В следующие несколько дней началась перевозка. Полицейские фургоны – их называли «Зеленый Генрих»[66] – сотнями катили по улицам, набитые мужчинами-евреями, в числе которых были и военные ветераны, но без наград и знакомств в полиции, выручивших Густава. Автобусы съезжались в одной точке: на погрузочном терминале вокзала Вестбанхоф. Арестованных заталкивали в товарные вагоны. Часть направлялась в Дахау, часть – в Бухенвальд. Большинство из них так и не вернулось домой.

* * *

Густав рассеянно крутил в пальцах тонкую полоску ткани – обрезок, лоскуток, напоминание о его бывшей профессии. По улице разносился стук молотков: рабочие досками заколачивали витрины еврейских лавок. Больше они еврейскими не были.

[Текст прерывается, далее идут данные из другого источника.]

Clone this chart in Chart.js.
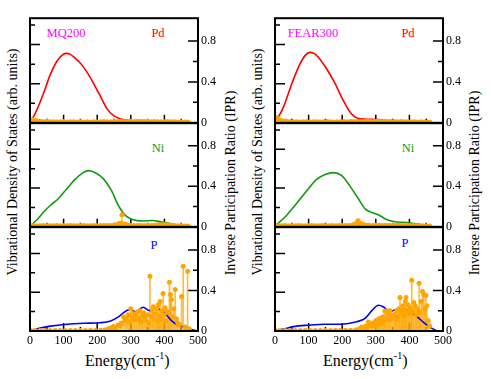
<!DOCTYPE html>
<html>
<head>
<meta charset="utf-8">
<script src="https://cdn.jsdelivr.net/npm/chart.js@4.4.1/dist/chart.umd.min.js"></script>
<style>
  html, body { margin: 0; padding: 0; background: #fff; }
  #wrap { position: relative; width: 491px; height: 379px; overflow: hidden; font-family: "Liberation Serif", "Times New Roman", serif; }
  canvas { position: absolute; }
  .t { position: absolute; white-space: nowrap; line-height: 1; transform: translate(-50%, -50%); }
  .rot { transform: translate(-50%, -50%) rotate(-90deg); }
  .lab { font-size: 12.5px; }
  .side { font-size: 14px; }
  .en { position: absolute; white-space: nowrap; line-height: 1; font-size: 16px; transform: translateY(-50%); }
  .en sup { font-size: 10px; vertical-align: baseline; position: relative; top: -7px; }
</style>
</head>
<body>
<div id="wrap">
  <div class="t side rot" style="left:13px; top:162px;">Vibrational Density of States (arb. units)</div>
  <div class="t side rot" style="left:231px; top:183px;">Inverse Participation Ratio (IPR)</div>
  <div class="t side rot" style="left:258px; top:162px;">Vibrational Density of States (arb. units)</div>
  <div class="t side rot" style="left:475px; top:183px;">Inverse Participation Ratio (IPR)</div>

  <div class="t lab" style="left:66px; top:33px; color:#ff00ff;">MQ200</div>
  <div class="t lab" style="left:158px; top:33px; color:#ff0000;">Pd</div>
  <div class="t lab" style="left:158px; top:148px; color:#129a12;">Ni</div>
  <div class="t lab" style="left:154px; top:245px; color:#0000ff;">P</div>

  <div class="t lab" style="left:313px; top:33px; color:#ff00ff;">FEAR300</div>
  <div class="t lab" style="left:408px; top:33px; color:#ff0000;">Pd</div>
  <div class="t lab" style="left:408px; top:148px; color:#129a12;">Ni</div>
  <div class="t lab" style="left:405px; top:243px; color:#0000ff;">P</div>

  <div class="en" style="left:85px; top:361px;">Energy(cm<sup>-1</sup>)</div>
  <div class="en" style="left:323px; top:361px;">Energy(cm<sup>-1</sup>)</div>
</div>
<script>
//AXIS TICKS
const energyTicks = [0, 100, 200, 300, 400, 500];
const energyMinor = [50, 150, 250, 350, 450];
const iprTicks = [0, 0.4, 0.8];
const iprMinor = [0.2, 0.6];
const vdosMajor = [0.4, 0.8];
const vdosMinor = [0.2, 0.6, 1.0];

//VDOS CURVES [energy, value]
const vdosPdMQ = [[0,0.02],[10,0.06],[20,0.13],[40,0.30],[60,0.49],[80,0.63],[95,0.69],[107,0.71],[120,0.70],[132,0.67],[155,0.59],[180,0.46],[205,0.30],[230,0.14],[250,0.07],[275,0.035],[305,0.02],[335,0.02],[360,0.01],[400,0.005],[440,0.003],[470,0]];
const vdosNiMQ = [[0,0.005],[20,0.07],[40,0.15],[60,0.22],[84,0.29],[109,0.39],[134,0.49],[154,0.55],[174,0.58],[196,0.555],[220,0.49],[243,0.37],[263,0.22],[283,0.12],[305,0.075],[335,0.06],[365,0.065],[390,0.05],[417,0.035],[437,0.015],[455,0.003],[470,0]];
const vdosPMQ = [[0,0],[30,0.03],[60,0.05],[110,0.07],[160,0.08],[208,0.085],[238,0.1],[263,0.145],[283,0.2],[296,0.22],[315,0.2],[337,0.245],[355,0.21],[375,0.235],[400,0.19],[420,0.11],[441,0.06],[461,0.04],[486,0.01],[500,0]];

const vdosPdFE = [[0,0.01],[12,0.07],[25,0.16],[50,0.40],[74,0.60],[90,0.69],[104,0.72],[116,0.71],[129,0.67],[154,0.55],[179,0.40],[203,0.23],[228,0.09],[253,0.04],[280,0.035],[305,0.033],[342,0.02],[380,0.01],[420,0.005],[460,0]];
const vdosNiFE = [[0,0.005],[35,0.12],[64,0.24],[94,0.37],[124,0.49],[149,0.54],[174,0.56],[198,0.53],[223,0.42],[248,0.29],[270,0.18],[290,0.145],[310,0.12],[332,0.075],[362,0.05],[392,0.045],[422,0.03],[451,0.01],[465,0]];
const vdosPFE = [[0,0],[25,0.02],[55,0.045],[99,0.06],[149,0.07],[198,0.07],[243,0.095],[268,0.13],[288,0.21],[308,0.265],[322,0.25],[342,0.2],[367,0.23],[392,0.22],[422,0.15],[442,0.09],[466,0.03],[481,0]];

//IPR STEMS [energy, ipr]
const iprPdMQ = [[3,0.02],[8,0.03],[13,0.025],[19,0.02],[26,0.015],[34,0.012],[42,0.01],[51,0.012],[60,0.01],[70,0.011],[80,0.009],[90,0.01],[100,0.012],[110,0.009],[120,0.01],[130,0.011],[140,0.009],[150,0.01],[160,0.008],[170,0.01],[180,0.009],[190,0.011],[200,0.009],[210,0.01],[220,0.012],[230,0.01],[240,0.011],[250,0.013],[260,0.012],[270,0.014],[280,0.012],[290,0.011],[300,0.013],[310,0.012],[320,0.014],[330,0.016],[340,0.013],[350,0.012],[360,0.011],[370,0.012],[380,0.01],[390,0.011],[400,0.01],[410,0.012],[420,0.01],[430,0.011],[440,0.009],[450,0.008],[460,0.009],[470,0.007]];
const iprNiMQ = [[3,0.012],[10,0.01],[20,0.011],[30,0.01],[40,0.012],[50,0.01],[60,0.011],[70,0.01],[80,0.012],[90,0.01],[100,0.011],[110,0.01],[120,0.012],[130,0.01],[140,0.011],[150,0.01],[160,0.012],[170,0.011],[180,0.01],[190,0.012],[200,0.011],[210,0.013],[220,0.012],[230,0.014],[240,0.013],[250,0.016],[258,0.02],[264,0.03],[270,0.035],[274,0.12],[279,0.03],[285,0.025],[292,0.015],[300,0.013],[310,0.012],[320,0.014],[330,0.013],[340,0.012],[350,0.014],[360,0.013],[370,0.016],[380,0.02],[390,0.018],[400,0.022],[410,0.017],[420,0.015],[430,0.012],[440,0.01],[450,0.011],[460,0.009],[470,0.008]];
const iprPMQ = [[2,0.005],[15,0.005],[30,0.005],[45,0.005],[60,0.006],[75,0.005],[90,0.006],[105,0.005],[120,0.006],[135,0.005],[150,0.006],[165,0.006],[180,0.007],[195,0.006],[210,0.008],[222,0.01],[232,0.02],[240,0.03],[248,0.045],[255,0.03],[262,0.06],[268,0.05],[272,0.08],[278,0.14],[283,0.1],[288,0.12],[292,0.16],[296,0.09],[300,0.22],[304,0.13],[308,0.17],[312,0.11],[316,0.15],[320,0.19],[324,0.12],[327,0.2],[331,0.09],[334,0.15],[338,0.18],[342,0.13],[346,0.1],[350,0.16],[354,0.08],[357,0.54],[360,0.14],[364,0.2],[367,0.24],[370,0.12],[374,0.17],[377,0.22],[380,0.1],[382,0.26],[385,0.15],[387,0.29],[390,0.12],[393,0.2],[396,0.37],[399,0.16],[402,0.23],[405,0.1],[409,0.19],[412,0.18],[415,0.48],[418,0.36],[421,0.31],[424,0.14],[428,0.22],[432,0.41],[436,0.12],[440,0.08],[445,0.06],[451,0.34],[456,0.64],[461,0.04],[465,0.03],[469,0.59],[474,0.02]];

const iprPdFE = [[1,0.04],[5,0.05],[9,0.035],[14,0.025],[20,0.02],[28,0.015],[36,0.012],[45,0.01],[55,0.011],[65,0.01],[75,0.009],[85,0.011],[95,0.01],[105,0.009],[115,0.01],[125,0.011],[135,0.009],[145,0.01],[155,0.012],[165,0.01],[175,0.009],[185,0.011],[195,0.01],[205,0.012],[215,0.011],[225,0.013],[235,0.012],[245,0.014],[255,0.013],[265,0.012],[275,0.014],[285,0.013],[295,0.012],[305,0.014],[315,0.013],[325,0.015],[335,0.013],[345,0.012],[355,0.013],[365,0.011],[375,0.012],[385,0.011],[395,0.01],[405,0.011],[415,0.01],[425,0.009],[435,0.01],[445,0.008],[455,0.008],[461,0.006]];
const iprNiFE = [[2,0.012],[10,0.011],[20,0.01],[30,0.012],[40,0.01],[50,0.011],[60,0.01],[70,0.012],[80,0.01],[90,0.011],[100,0.01],[110,0.012],[120,0.011],[130,0.01],[140,0.012],[150,0.011],[160,0.01],[170,0.012],[180,0.011],[190,0.012],[200,0.013],[210,0.012],[220,0.014],[230,0.018],[237,0.025],[242,0.035],[247,0.06],[252,0.04],[258,0.03],[265,0.02],[272,0.016],[280,0.015],[290,0.014],[300,0.016],[310,0.015],[320,0.014],[330,0.016],[340,0.015],[350,0.014],[360,0.016],[370,0.015],[380,0.014],[390,0.016],[400,0.014],[410,0.013],[420,0.012],[430,0.011],[440,0.01],[450,0.009],[460,0.008]];
const iprPFE = [[2,0.005],[15,0.005],[30,0.005],[45,0.005],[60,0.006],[75,0.005],[90,0.006],[105,0.005],[120,0.006],[135,0.005],[150,0.006],[165,0.006],[180,0.007],[195,0.006],[210,0.007],[225,0.008],[240,0.01],[250,0.02],[258,0.04],[265,0.03],[270,0.05],[275,0.04],[278,0.09],[283,0.06],[288,0.05],[292,0.08],[296,0.06],[300,0.1],[302,0.09],[306,0.07],[309,0.12],[312,0.11],[315,0.08],[318,0.13],[322,0.14],[325,0.1],[327,0.195],[330,0.12],[333,0.2],[337,0.17],[340,0.11],[342,0.2],[346,0.15],[350,0.13],[354,0.16],[357,0.16],[360,0.12],[362,0.2],[366,0.14],[369,0.22],[372,0.33],[375,0.18],[378,0.21],[380,0.25],[383,0.15],[386,0.2],[388,0.29],[390,0.33],[393,0.19],[396,0.26],[399,0.17],[402,0.23],[405,0.21],[407,0.5],[410,0.19],[413,0.28],[417,0.25],[420,0.16],[423,0.22],[426,0.2],[429,0.47],[432,0.18],[435,0.29],[439,0.39],[443,0.36],[446,0.22],[449,0.35],[452,0.25],[456,0.1],[460,0.05]];

//LAYOUT
const plotLefts = [30, 275];
const plotTops = [18, 123, 227];
const plotHeights = [105, 104, 104];
const plotWidth = 168;
const PAD = 10, RIGHT_W = 30, X_H = 18;

const ORANGE = '#ffa500';
const FONT = { family: '"Liberation Serif", "Times New Roman", serif', size: 12 };

const pts = arr => arr.map(([x, y]) => ({ x, y }));

//FRAME AND INWARD TICKS
const framePlugin = {
  id: 'frame',
  beforeDatasetsDraw(chart) {
    const { ctx, chartArea: a, scales } = chart;
    ctx.save();
    ctx.strokeStyle = '#000';
    ctx.lineWidth = 1.5;
    ctx.beginPath();
    const seg = (x1, y1, x2, y2) => { ctx.moveTo(x1, y1); ctx.lineTo(x2, y2); };
    energyTicks.slice(1, -1).forEach(v => { const x = scales.x.getPixelForValue(v); seg(x, a.bottom, x, a.bottom - 8); });
    energyMinor.forEach(v => { const x = scales.x.getPixelForValue(v); seg(x, a.bottom, x, a.bottom - 4); });
    vdosMajor.forEach(v => { const y = scales.y.getPixelForValue(v); seg(a.left, y, a.left + 10, y); });
    vdosMinor.forEach(v => { const y = scales.y.getPixelForValue(v); seg(a.left, y, a.left + 5, y); });
    iprTicks.forEach(v => { const y = scales.y2.getPixelForValue(v); seg(a.right, y, a.right - 10, y); });
    iprMinor.forEach(v => { const y = scales.y2.getPixelForValue(v); seg(a.right, y, a.right - 5, y); });
    ctx.stroke();
    ctx.restore();
  },
  afterDatasetsDraw(chart) {
    const { ctx, chartArea: a } = chart;
    ctx.save();
    ctx.strokeStyle = '#000';
    ctx.lineWidth = 2;
    ctx.strokeRect(a.left, a.top, a.right - a.left, a.bottom - a.top);
    ctx.restore();
  }
};

const wrap = document.getElementById('wrap');

function makeChart(panelIdx, rowIdx, vdos, ipr, color) {
  const isBottom = rowIdx === 2;
  const c = document.createElement('canvas');
  c.width = PAD + plotWidth + RIGHT_W;
  c.height = PAD + plotHeights[rowIdx] + PAD + (isBottom ? X_H : 0);
  c.style.left = (plotLefts[panelIdx] - PAD) + 'px';
  c.style.top = (plotTops[rowIdx] - PAD) + 'px';
  wrap.appendChild(c);

  return new Chart(c, {
    type: 'bar',
    data: {
      datasets: [
        {
          type: 'line',
          data: pts(ipr),
          yAxisID: 'y2',
          showLine: false,
          pointRadius: 2.5,
          pointBorderWidth: 0,
          pointBackgroundColor: ORANGE
        },
        {
          type: 'line',
          data: pts(vdos),
          yAxisID: 'y',
          borderColor: color,
          borderWidth: 1.6,
          pointRadius: 0,
          fill: false,
          cubicInterpolationMode: 'monotone'
        },
        {
          type: 'bar',
          data: pts(ipr),
          yAxisID: 'y2',
          backgroundColor: 'rgba(255,165,0,0.75)',
          barThickness: 1,
          borderWidth: 0
        }
      ]
    },
    options: {
      responsive: false,
      animation: false,
      events: [],
      layout: { padding: { left: PAD, top: PAD, right: 0, bottom: PAD } },
      plugins: { legend: { display: false }, tooltip: { enabled: false } },
      scales: {
        x: {
          type: 'linear',
          min: 0,
          max: 500,
          offset: false,
          display: isBottom,
          grid: { display: false, drawTicks: false },
          border: { display: false },
          ticks: { font: FONT, color: '#000', padding: 3, maxRotation: 0, autoSkip: false },
          afterBuildTicks: s => { s.ticks = energyTicks.map(v => ({ value: v })); },
          afterFit: s => { s.height = isBottom ? X_H : 0; }
        },
        y: {
          type: 'linear',
          position: 'left',
          min: 0,
          max: 1.07,
          display: false
        },
        y2: {
          type: 'linear',
          position: 'right',
          min: 0,
          max: 1.024,
          grid: { display: false, drawTicks: false },
          border: { display: false },
          ticks: { font: FONT, color: '#000', padding: 3, callback: v => String(+v.toFixed(1)) },
          afterBuildTicks: s => { s.ticks = iprTicks.map(v => ({ value: v })); },
          afterFit: s => { s.width = RIGHT_W; }
        }
      }
    },
    plugins: [framePlugin]
  });
}

//MQ200
makeChart(0, 0, vdosPdMQ, iprPdMQ, '#ff0000');
makeChart(0, 1, vdosNiMQ, iprNiMQ, '#129a12');
makeChart(0, 2, vdosPMQ, iprPMQ, '#0000ff');

//FEAR300
makeChart(1, 0, vdosPdFE, iprPdFE, '#ff0000');
makeChart(1, 1, vdosNiFE, iprNiFE, '#129a12');
makeChart(1, 2, vdosPFE, iprPFE, '#0000ff');
</script>
</body>
</html>
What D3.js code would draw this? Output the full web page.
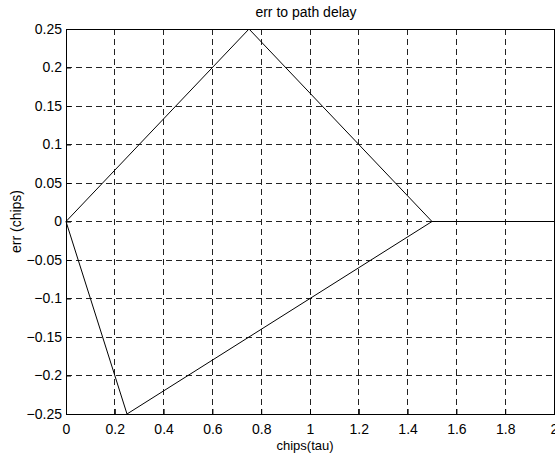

Обводя взглядом Им Верд и рынок до самой Леопольдгассе, он отмечал мастерские, еще недавно принадлежавшие его друзьям-евреям, которые теперь или стояли пустые, или перешли в чужие руки. Как соседи, выдавшие их с Фрицем штурмовикам, многие новые владельцы считались друзьями людей, чьи лавки они захватили. В парфюмерном магазине Ошшорна на углу рыночной площади заправлял теперь Вилли Пошль, живший в одном доме с Густавом. Мясники, торговцы птицей и фруктами лишились своих прилавков на рынке: еще одна приятельница Густава, Митци Штайндль, приняла горячее участие в изгнании евреев и захвате их торговли; до этого она жила бедно, и Густав выручал ее, нанимая к себе швеей, просто чтобы помочь.

Люди, составлявшие целый социальный класс, были объявлены врагами, и, почуяв легкую добычу, друг отворачивался от друга без колебаний и без сожалений. Многие находили удовольствие в доносах, унижениях, грабежах, избиениях и высылках. Большинство сходилось на том, что еврей не может быть другом – не может опасное, хищное животное быть другом человеческому существу, это немыслимо.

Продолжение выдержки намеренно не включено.